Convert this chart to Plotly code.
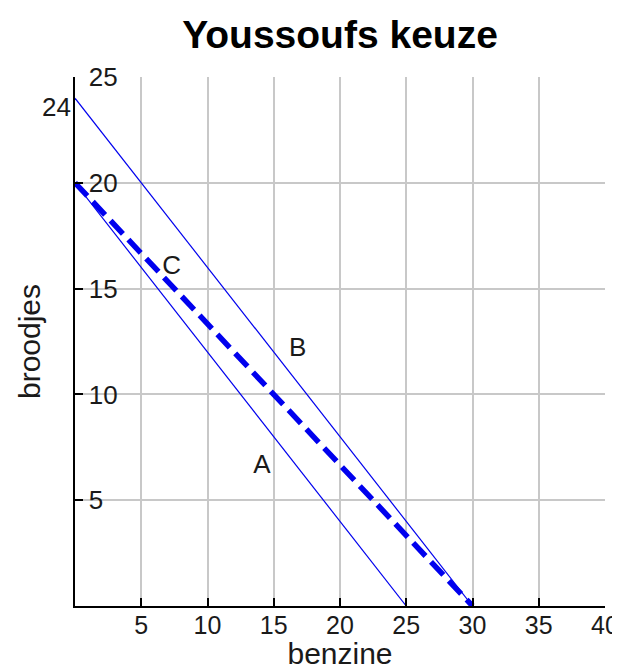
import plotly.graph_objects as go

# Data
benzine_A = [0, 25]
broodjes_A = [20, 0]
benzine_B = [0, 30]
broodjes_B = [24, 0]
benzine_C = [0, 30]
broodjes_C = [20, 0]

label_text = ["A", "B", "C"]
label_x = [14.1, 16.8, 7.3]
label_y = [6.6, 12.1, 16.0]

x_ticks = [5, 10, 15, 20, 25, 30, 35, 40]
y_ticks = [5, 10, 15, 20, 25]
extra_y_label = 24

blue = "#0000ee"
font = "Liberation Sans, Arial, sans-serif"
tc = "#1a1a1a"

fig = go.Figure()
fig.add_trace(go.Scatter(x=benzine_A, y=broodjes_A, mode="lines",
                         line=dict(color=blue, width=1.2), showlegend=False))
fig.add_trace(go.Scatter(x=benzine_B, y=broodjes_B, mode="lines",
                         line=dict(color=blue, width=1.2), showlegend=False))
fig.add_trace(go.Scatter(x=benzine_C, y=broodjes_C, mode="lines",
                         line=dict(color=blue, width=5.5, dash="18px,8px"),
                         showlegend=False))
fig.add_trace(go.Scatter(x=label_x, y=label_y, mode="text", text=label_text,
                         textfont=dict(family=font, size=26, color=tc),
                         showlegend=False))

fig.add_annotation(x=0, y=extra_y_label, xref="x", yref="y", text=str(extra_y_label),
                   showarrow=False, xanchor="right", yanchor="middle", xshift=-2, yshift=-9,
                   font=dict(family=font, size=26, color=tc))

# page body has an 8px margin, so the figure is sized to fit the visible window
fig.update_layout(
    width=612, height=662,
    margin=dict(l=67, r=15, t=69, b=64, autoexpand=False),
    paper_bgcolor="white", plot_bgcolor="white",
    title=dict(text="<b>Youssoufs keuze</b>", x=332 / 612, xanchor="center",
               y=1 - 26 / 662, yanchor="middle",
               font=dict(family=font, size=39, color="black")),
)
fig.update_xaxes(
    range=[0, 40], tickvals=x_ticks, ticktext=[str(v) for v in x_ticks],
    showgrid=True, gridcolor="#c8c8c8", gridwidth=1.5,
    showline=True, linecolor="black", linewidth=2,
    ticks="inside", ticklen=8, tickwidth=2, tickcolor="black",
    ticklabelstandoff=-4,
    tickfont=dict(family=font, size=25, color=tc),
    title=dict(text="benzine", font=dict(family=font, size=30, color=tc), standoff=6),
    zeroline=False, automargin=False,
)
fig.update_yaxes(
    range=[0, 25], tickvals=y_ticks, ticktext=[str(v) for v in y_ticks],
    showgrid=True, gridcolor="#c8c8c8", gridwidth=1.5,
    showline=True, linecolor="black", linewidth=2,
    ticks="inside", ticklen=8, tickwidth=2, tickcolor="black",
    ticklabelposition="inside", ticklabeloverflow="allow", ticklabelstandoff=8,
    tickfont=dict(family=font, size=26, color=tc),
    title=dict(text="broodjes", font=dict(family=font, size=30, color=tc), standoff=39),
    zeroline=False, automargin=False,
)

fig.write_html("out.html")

==

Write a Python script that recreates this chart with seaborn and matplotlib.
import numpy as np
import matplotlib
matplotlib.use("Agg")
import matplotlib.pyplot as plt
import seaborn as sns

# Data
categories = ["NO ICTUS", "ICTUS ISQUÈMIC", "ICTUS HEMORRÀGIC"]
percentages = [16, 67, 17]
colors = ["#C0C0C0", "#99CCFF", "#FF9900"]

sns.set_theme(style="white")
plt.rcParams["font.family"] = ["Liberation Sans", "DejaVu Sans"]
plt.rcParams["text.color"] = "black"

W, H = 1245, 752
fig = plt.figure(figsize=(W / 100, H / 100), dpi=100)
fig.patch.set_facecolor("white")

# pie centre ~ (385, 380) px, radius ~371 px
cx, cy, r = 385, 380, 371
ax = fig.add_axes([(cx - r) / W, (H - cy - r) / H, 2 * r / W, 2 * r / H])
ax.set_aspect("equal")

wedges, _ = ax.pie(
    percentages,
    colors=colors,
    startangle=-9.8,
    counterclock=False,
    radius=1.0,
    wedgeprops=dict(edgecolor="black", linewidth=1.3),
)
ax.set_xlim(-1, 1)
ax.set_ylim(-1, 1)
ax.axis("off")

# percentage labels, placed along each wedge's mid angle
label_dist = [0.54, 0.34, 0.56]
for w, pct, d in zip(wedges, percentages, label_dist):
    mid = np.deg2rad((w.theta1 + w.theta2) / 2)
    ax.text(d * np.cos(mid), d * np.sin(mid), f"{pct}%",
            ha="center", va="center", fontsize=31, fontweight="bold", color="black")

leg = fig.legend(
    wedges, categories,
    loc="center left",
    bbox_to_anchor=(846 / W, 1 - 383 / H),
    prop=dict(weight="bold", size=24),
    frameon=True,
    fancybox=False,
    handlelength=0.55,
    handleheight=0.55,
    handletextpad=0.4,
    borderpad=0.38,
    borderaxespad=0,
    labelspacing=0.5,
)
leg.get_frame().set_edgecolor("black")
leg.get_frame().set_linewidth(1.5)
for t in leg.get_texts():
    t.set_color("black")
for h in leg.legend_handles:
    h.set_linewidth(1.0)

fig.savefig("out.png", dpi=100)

* * *

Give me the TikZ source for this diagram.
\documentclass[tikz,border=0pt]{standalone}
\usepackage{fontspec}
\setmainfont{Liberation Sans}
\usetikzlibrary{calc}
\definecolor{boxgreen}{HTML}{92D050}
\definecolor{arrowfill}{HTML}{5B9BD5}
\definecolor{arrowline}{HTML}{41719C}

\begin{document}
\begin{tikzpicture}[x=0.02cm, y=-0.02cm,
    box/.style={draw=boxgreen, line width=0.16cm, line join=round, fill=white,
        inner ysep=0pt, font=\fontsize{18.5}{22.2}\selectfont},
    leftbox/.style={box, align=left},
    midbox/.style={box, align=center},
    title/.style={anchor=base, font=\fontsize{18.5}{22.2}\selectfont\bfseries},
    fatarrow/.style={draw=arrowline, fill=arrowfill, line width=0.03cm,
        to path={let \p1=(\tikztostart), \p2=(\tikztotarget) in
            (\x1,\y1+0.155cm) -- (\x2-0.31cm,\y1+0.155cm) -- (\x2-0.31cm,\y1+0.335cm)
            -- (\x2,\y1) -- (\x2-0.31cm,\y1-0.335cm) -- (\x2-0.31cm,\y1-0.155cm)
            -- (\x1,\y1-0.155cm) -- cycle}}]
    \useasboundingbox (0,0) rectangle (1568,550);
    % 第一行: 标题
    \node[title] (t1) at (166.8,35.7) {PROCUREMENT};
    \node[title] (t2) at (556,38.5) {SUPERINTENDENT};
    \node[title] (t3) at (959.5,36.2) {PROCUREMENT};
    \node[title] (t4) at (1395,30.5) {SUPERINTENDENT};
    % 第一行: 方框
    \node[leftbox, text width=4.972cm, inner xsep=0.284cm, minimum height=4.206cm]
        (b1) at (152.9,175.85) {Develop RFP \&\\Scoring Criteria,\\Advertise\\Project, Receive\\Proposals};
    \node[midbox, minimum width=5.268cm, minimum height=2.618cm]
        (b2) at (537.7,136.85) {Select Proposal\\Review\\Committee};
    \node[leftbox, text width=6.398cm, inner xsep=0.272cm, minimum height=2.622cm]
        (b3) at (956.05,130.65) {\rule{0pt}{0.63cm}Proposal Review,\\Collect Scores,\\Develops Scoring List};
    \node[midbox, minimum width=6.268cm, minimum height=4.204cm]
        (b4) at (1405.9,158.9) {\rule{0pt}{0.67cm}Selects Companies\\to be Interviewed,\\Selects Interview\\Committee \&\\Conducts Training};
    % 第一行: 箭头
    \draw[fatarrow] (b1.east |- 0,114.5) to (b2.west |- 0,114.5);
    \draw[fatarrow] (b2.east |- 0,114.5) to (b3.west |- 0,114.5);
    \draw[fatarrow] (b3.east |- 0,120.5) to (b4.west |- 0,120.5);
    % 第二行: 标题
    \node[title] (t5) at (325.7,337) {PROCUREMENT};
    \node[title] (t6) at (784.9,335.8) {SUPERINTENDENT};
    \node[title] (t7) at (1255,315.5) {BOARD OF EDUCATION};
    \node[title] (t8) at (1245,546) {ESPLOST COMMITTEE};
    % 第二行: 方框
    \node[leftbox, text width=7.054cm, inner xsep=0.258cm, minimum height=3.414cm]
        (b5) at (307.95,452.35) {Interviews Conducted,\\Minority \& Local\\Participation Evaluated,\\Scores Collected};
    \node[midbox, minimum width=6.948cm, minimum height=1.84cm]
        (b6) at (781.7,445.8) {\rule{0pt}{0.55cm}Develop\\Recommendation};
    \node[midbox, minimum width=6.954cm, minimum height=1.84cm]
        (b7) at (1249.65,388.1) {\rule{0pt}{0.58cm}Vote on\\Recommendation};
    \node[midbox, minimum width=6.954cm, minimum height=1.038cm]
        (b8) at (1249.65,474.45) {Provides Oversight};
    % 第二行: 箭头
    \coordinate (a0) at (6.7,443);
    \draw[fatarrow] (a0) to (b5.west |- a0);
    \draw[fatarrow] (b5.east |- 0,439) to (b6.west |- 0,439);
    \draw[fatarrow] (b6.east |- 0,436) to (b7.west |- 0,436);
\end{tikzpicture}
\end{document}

• Aim of the task
Give back only the lines from the one holding "Convert this chart to Plotly code." through the one holding "font=dict(family=font, size=26, color=tc))", both kept, exactly as written. Omit the images.

• Response
Convert this chart to Plotly code.
import plotly.graph_objects as go

# Data
benzine_A = [0, 25]
broodjes_A = [20, 0]
benzine_B = [0, 30]
broodjes_B = [24, 0]
benzine_C = [0, 30]
broodjes_C = [20, 0]

label_text = ["A", "B", "C"]
label_x = [14.1, 16.8, 7.3]
label_y = [6.6, 12.1, 16.0]

x_ticks = [5, 10, 15, 20, 25, 30, 35, 40]
y_ticks = [5, 10, 15, 20, 25]
extra_y_label = 24

blue = "#0000ee"
font = "Liberation Sans, Arial, sans-serif"
tc = "#1a1a1a"

fig = go.Figure()
fig.add_trace(go.Scatter(x=benzine_A, y=broodjes_A, mode="lines",
                         line=dict(color=blue, width=1.2), showlegend=False))
fig.add_trace(go.Scatter(x=benzine_B, y=broodjes_B, mode="lines",
                         line=dict(color=blue, width=1.2), showlegend=False))
fig.add_trace(go.Scatter(x=benzine_C, y=broodjes_C, mode="lines",
                         line=dict(color=blue, width=5.5, dash="18px,8px"),
                         showlegend=False))
fig.add_trace(go.Scatter(x=label_x, y=label_y, mode="text", text=label_text,
                         textfont=dict(family=font, size=26, color=tc),
                         showlegend=False))

fig.add_annotation(x=0, y=extra_y_label, xref="x", yref="y", text=str(extra_y_label),
                   showarrow=False, xanchor="right", yanchor="middle", xshift=-2, yshift=-9,
                   font=dict(family=font, size=26, color=tc))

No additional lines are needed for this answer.